Short is a relative term, and in this sense is relative to the long form explanation of the code.
If a commit is sufficiently complex the long form could be 600 characters and the short form 200.
I may be misunderstanding: are you saying a commit message with a 200-character-long first line could be an example of a "good" message to you/Googlers? To me that seems like something that could almost certainly be summarized further, regardless of how complex the changeset is (if not it's a sign the commit should be broken up into multiple simpler commits).
Can you give me an example of a commit where the "short, focused summary" can only be usefully-expressed in 200+ characters?
Notably, all of the "good" examples in https://google.github.io/eng-practices/review/developer/cl-d... have first lines under 72 characters.
A good dev isnt necessarily a good writer. Summarising complexity concisely is difficult.
Restrictions lead devs to write to useless messages like 'fixed a bug' rather than messages that are slightly verbose but actually useful.
Most messages wont be 200 chars.
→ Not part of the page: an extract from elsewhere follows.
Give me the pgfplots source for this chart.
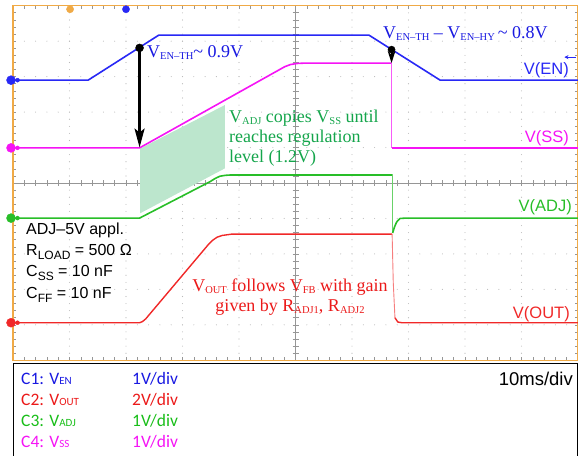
\documentclass[border=0pt]{standalone}
\usepackage{fontspec}
\setmainfont{Liberation Serif}
\newfontfamily\arial{Liberation Sans}
\newfontfamily\calib{Carlito}
\usepackage{pgfplots}
\pgfplotsset{compat=1.18}
\usetikzlibrary{arrows.meta}
\definecolor{traceblue}{RGB}{40,40,245}
\definecolor{tracemag}{RGB}{245,20,245}
\definecolor{tracegreen}{RGB}{40,190,40}
\definecolor{tracered}{RGB}{240,40,40}
\definecolor{textblue}{RGB}{25,25,225}
\definecolor{textgreen}{RGB}{20,165,75}
\definecolor{textred}{RGB}{235,25,25}
\definecolor{cgreen}{RGB}{25,190,25}
\definecolor{orangec}{RGB}{240,170,70}
\definecolor{mint}{RGB}{188,230,205}
\definecolor{gridc}{RGB}{185,185,185}
\definecolor{tickc}{RGB}{150,150,150}
\newcommand{\serif}{\fontsize{18}{21}\selectfont}
\newcommand{\sub}[1]{\raisebox{-1.6pt}{\fontsize{10.5}{12}\selectfont #1}}
\newcommand{\ssub}[1]{\raisebox{-4pt}{\fontsize{12}{14}\selectfont #1}}
\newcommand{\csub}[1]{{\fontsize{11}{13}\selectfont #1}}
\begin{document}
\begin{tikzpicture}
\useasboundingbox (-13pt,-94.7pt) rectangle (565pt,360.3pt);
\begin{axis}[at={(0pt,0pt)},anchor=south west,scale only axis,
  width=565pt,height=354.6pt,xmin=0,xmax=100,ymin=-5,ymax=5,
  hide axis,clip=false,no marks]
% dotted grid
\pgfplotsinvokeforeach{10,20,30,40,60,70,80,90}{
  \draw[gridc, line width=1.1pt, line cap=round, dash pattern=on 0pt off 7.09pt] (axis cs:#1,-5) -- (axis cs:#1,5);
}
\pgfplotsinvokeforeach{-4,-3,-2,-1,1,2,3,4}{
  \draw[gridc, line width=1.1pt, line cap=round, dash pattern=on 0pt off 11.3pt] (axis cs:0,#1) -- (axis cs:100,#1);
}
% center lines
\draw[tickc, line width=0.6pt] (axis cs:0,0) -- (axis cs:100,0);
\draw[tickc, line width=0.6pt] (axis cs:50,-5) -- (axis cs:50,5);
% ticks
\pgfplotsinvokeforeach{2,4,...,98}{
  \draw[tickc, line width=0.6pt] (axis cs:#1,5) -- ++(0pt,-3pt);
  \draw[tickc, line width=0.6pt] (axis cs:#1,-5) -- ++(0pt,3pt);
  \draw[tickc, line width=0.6pt] (axis cs:#1,0) ++(0pt,-3pt) -- ++(0pt,6pt);
}
\pgfplotsinvokeforeach{-4.8,-4.6,...,4.9}{
  \draw[tickc, line width=0.6pt] (axis cs:0,#1) -- ++(3pt,0pt);
  \draw[tickc, line width=0.6pt] (axis cs:100,#1) -- ++(-3pt,0pt);
  \draw[tickc, line width=0.6pt] (axis cs:50,#1) ++(-3pt,0pt) -- ++(6pt,0pt);
}
% frame
\draw[orangec, line width=1.6pt] (rel axis cs:0,0) rectangle (rel axis cs:1,1);
% shaded region
\addplot[draw=none, fill=mint] coordinates {(22.5,0.97)(37.52,2.20)(37.52,0.414)(22.5,-0.854)} -- cycle;
% traces
\addplot[traceblue, line width=1.6pt, line join=round] coordinates {(0,2.90)(13.3,2.90)(25.8,4.17)(63.0,4.17)(75.6,2.90)(100,2.90)};
\addplot[tracemag, line width=1.6pt, line join=round] coordinates {(0,0.99)(22.4,0.99)(48.1,3.28)(49.1,3.34)(50.2,3.37)(51.5,3.38)(67.0,3.38)};
\addplot[tracemag!70, line width=0.8pt] coordinates {(67.0,3.38)(67.0,0.99)};
\addplot[tracemag, line width=1.6pt] coordinates {(67.0,0.99)(100,0.99)};
\addplot[tracegreen, line width=1.6pt, line join=round] coordinates {(0,-0.99)(22.4,-0.99)(34.9,0.04)(35.8,0.13)(36.6,0.19)(37.5,0.215)(38.4,0.225)(67.2,0.225)};
\addplot[tracegreen!70, line width=0.8pt] coordinates {(67.2,0.225)(67.2,-1.41)};
\addplot[tracegreen, line width=1.6pt, line join=round] coordinates {(67.2,-1.41)(67.5,-1.25)(67.9,-1.10)(68.5,-1.00)(69.5,-0.99)(100,-0.99)};
\addplot[tracered, line width=1.4pt, line join=round] coordinates {(0,-3.94)(22.4,-3.94)(22.9,-3.91)(23.5,-3.83)(34.5,-1.75)(35.3,-1.62)(36.1,-1.53)(37.0,-1.48)(38.8,-1.44)(67.1,-1.44)};
\addplot[tracered!60, line width=0.9pt] coordinates {(67.1,-1.44)(67.3,-2.8)(67.6,-3.80)};
\addplot[tracered, line width=1.4pt, line join=round] coordinates {(67.6,-3.80)(68.1,-3.92)(68.8,-3.94)(100,-3.94)};
% markers / arrows
\addplot[black, line width=2.4pt, -{Stealth[length=19pt,width=10pt,inset=4pt]}] coordinates {(22.4,3.81)(22.4,1.0)};
\addplot[only marks, mark=*, mark size=4pt, black] coordinates {(22.4,3.81)};
\addplot[black, line width=2pt, -{Stealth[length=12pt,width=7.5pt]}] coordinates {(67.0,3.80)(67.0,3.38)};
\addplot[only marks, mark=*, mark size=3.6pt, black] coordinates {(67.0,3.76)};
% channel markers
\addplot[only marks, mark=*, mark size=4.5pt, traceblue] coordinates {(-0.35,2.90)};
\addplot[only marks, mark=*, mark size=4.5pt, tracemag] coordinates {(-0.35,0.99)};
\addplot[only marks, mark=*, mark size=4.5pt, tracegreen] coordinates {(-0.35,-0.99)};
\addplot[only marks, mark=*, mark size=4.5pt, tracered] coordinates {(-0.35,-3.94)};
\addplot[only marks, mark=triangle*, mark size=2pt, mark options={rotate=-90}, traceblue] coordinates {(0.8,2.90)};
\addplot[only marks, mark=triangle*, mark size=2pt, mark options={rotate=-90}, tracemag] coordinates {(0.8,0.99)};
\addplot[only marks, mark=triangle*, mark size=2pt, mark options={rotate=-90}, tracegreen] coordinates {(0.8,-0.99)};
\addplot[only marks, mark=triangle*, mark size=2pt, mark options={rotate=-90}, tracered] coordinates {(0.8,-3.94)};
\node[text=white, font=\arial\fontsize{7}{7}\selectfont\bfseries, inner sep=0] at (axis cs:-0.35,2.90) {1};
\node[text=white, font=\arial\fontsize{7}{7}\selectfont\bfseries, inner sep=0] at (axis cs:-0.35,0.99) {4};
\node[text=white, font=\arial\fontsize{7}{7}\selectfont\bfseries, inner sep=0] at (axis cs:-0.35,-0.99) {3};
\node[text=white, font=\arial\fontsize{7}{7}\selectfont\bfseries, inner sep=0] at (axis cs:-0.35,-3.94) {2};
\addplot[only marks, mark=triangle*, mark size=3.6pt, mark options={rotate=180}, orangec] coordinates {(10.1,4.90)};
\addplot[only marks, mark=triangle*, mark size=3.6pt, mark options={rotate=180}, traceblue] coordinates {(20.0,4.90)};
\addplot[traceblue, line width=0.8pt, -{Stealth[length=4pt,width=4pt]}] coordinates {(99.6,3.55)(97.6,3.55)};
\end{axis}
% annotations
\node[anchor=base west, text=textblue, inner sep=0] at (134pt,302.3pt) {\serif V\sub{EN–TH}\textasciitilde{} 0.9V};
\node[anchor=base west, text=textblue, inner sep=0] at (370pt,321.3pt) {\serif V\sub{EN–TH} – V\sub{EN–HY}\,\textasciitilde{} 0.8V};
\node[anchor=base west, text=textgreen, inner sep=0] at (216pt,237.3pt) {\serif V\sub{ADJ} copies V\sub{SS} until};
\node[anchor=base west, text=textgreen, inner sep=0] at (216pt,217.5pt) {\serif reaches regulation};
\node[anchor=base west, text=textgreen, inner sep=0] at (216pt,197.5pt) {\serif level (1.2V)};
\node[anchor=base, text=textred, inner sep=0] at (277pt,68.6pt) {\serif V\sub{OUT} follows V\sub{FB} with gain};
\node[anchor=base, text=textred, inner sep=0] at (277pt,48.6pt) {\serif given by R\sub{ADJ1}, R\sub{ADJ2}};
\begin{scope}[every node/.style={anchor=base west, inner sep=0, font=\arial\fontsize{16}{19}\selectfont}]
\node at (13pt,125.3pt) {ADJ–5V appl.};
\node at (13pt,104.3pt) {R\ssub{LOAD} = 500 Ω};
\node at (13pt,83.3pt) {C\ssub{SS} = 10 nF};
\node at (13pt,62pt) {C\ssub{FF} = 10 nF};
\end{scope}
\begin{scope}[every node/.style={anchor=base east, inner sep=0, font=\arial\fontsize{16.5}{19}\selectfont}]
\node[text=traceblue] at (556pt,285.3pt) {V(EN)};
\node[text=tracemag] at (556pt,217.3pt) {V(SS)};
\node[text=tracegreen] at (559pt,148.3pt) {V(ADJ)};
\node[text=tracered] at (557pt,42.3pt) {V(OUT)};
\end{scope}
% bottom panel
\draw[black, line width=1pt] (0.5pt,-2.9pt) rectangle (564.5pt,-96pt);
\begin{scope}[every node/.style={anchor=base west, inner sep=0, font=\calib\fontsize{17.5}{20}\selectfont}]
\node[text=textblue] at (8pt,-23.7pt) {C1: V\csub{EN}};
\node[text=textblue] at (119pt,-23.7pt) {1V/div};
\node[text=textred] at (8pt,-44.7pt) {C2: V\csub{OUT}};
\node[text=textred] at (119pt,-44.7pt) {2V/div};
\node[text=cgreen] at (8pt,-65.7pt) {C3: V\csub{ADJ}};
\node[text=cgreen] at (119pt,-65.7pt) {1V/div};
\node[text=tracemag] at (8pt,-86.7pt) {C4: V\csub{SS}};
\node[text=tracemag] at (119pt,-86.7pt) {1V/div};
\end{scope}
\node[anchor=base east, inner sep=0, font=\arial\fontsize{18.5}{21}\selectfont] at (560pt,-24.7pt) {10ms/div};
\end{tikzpicture}
\end{document}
But id rather 200 chars of useful text than 72chars of useless text.
The real world is full of average devs that are average writers under time pressure to deliver code. Expecting them to deliver above average commit messages like googles examples is a pipe dream.
> A good dev isnt necessarily a good writer.
I think they should be (or at least "decent").
Should this reasoning be applied to other skills involved in software engineering? If someone never writes tests, or over-architects everything, or has terrible people skills, or never updates documentation, or doesn't bring attention to blockers, or constantly forgets to update the issue tracker, or doesn't follow the local code conventions, or works on random tasks and ignores high-priority ones, etc etc etc the solution isn't usually "don't ask them to do a thing they're bad at", it's "help them get better".
The important question is whether "skimmable commit messages" is a thing you care about enough to advocate for and teach people about. Maybe you don't, and that's fine.
> But id rather 200 chars of useful text than 72chars of useless text.
I completely agree with this. I just don't think those are the only two options.
> Expecting them to deliver above average commit messages like googles examples is a pipe dream.
This thread started with praise for that Google guide and I assumed you were of similar opinion given your reply. That's why I kept referring to it.
Two things:
1. I basically agree with everything you say, I only think the limit should be ~50-100% higher. Not 10x, but 1.5-2x.
2. For some reason, concise writing is the hardest thing to teach and demand consistently. I think a part of is that people try to hide incompetence behind a word salad, but also I think non-native speakers use more words than they need. It gets to a point where you either have to become everyone's English teacher or accept some amount of word salad.
No, I think a reasonable limit is around 100 with the mode being around 80. 50 is not a reasonable limit for a commit message in English.